E.g. for SMILES strings in chemistry, although there's a canonical ordering to the strings themselves, there isn't any inherent directionality in them, so it would make sense to train both backwards and forwards. 

Ideally, we'd train on both the forwards and backwards directions simultaneously. 

Simple technique to train this. IMplement two unidirectional RNN layers, chained together in opposite directions but acting on the same input. For the first RNN, the first input is $X_1$ and the last is $X_T$, while for the other RNN the first input is $X_T$ and the last is $X_1$. The output is then simply the result of concatenating the two sets of outputs together. 

In [1]:
import torch
from torch import nn
from d2l import torch as d2l

In [2]:
class BiRNNScratch(d2l.Module):
    def __init__(self, num_inputs, num_hiddens, sigma=0.01):
        super().__init__()
        self.save_hyperparameters()

        self.f_rnn = d2l.RNNScratch(num_inputs. num_hiddens, sigma)
        self.b_rnn = d2l.RNNScratch(num_inputs. num_hiddens, sigma)

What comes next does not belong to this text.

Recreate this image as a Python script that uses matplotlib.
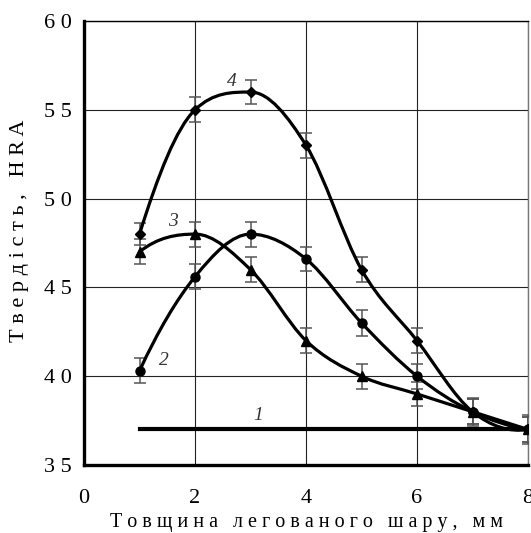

        self.num_hiddens *= 2
    
    def forward(self, inputs, Hs=None):
        f_H, b_H = Hs if Hs is not None else (None, None)

        f_outputs, f_h = self.f_rnn(inputs, f_H)
        b_outputs, b_h = self.b_rnn(reversed(inputs), b_H)

        outputs = [torch.cat((f, b), -1) for f, b in zip(f_outputs, reversed(b_outputs))]

        return outputs, f_H, b_H

## Concise implementation

In [4]:
class BiGRU(d2l.RNN):
    def __init__(self, num_inputs, num_hiddens):
        d2l.Module.__init__(self)
        self.save_hyperparameters()

        # bidirectional = true implements this for us
        self.rnn = nn.GRU(num_inputs, num_hiddens, bidirectional=True)
        self.num_hiddens *=2 

In bidirectional RNNs, the hidden state for each time step is determined simultaneously by the forwards and reverse timestep. Very costly due tot long gradient chains.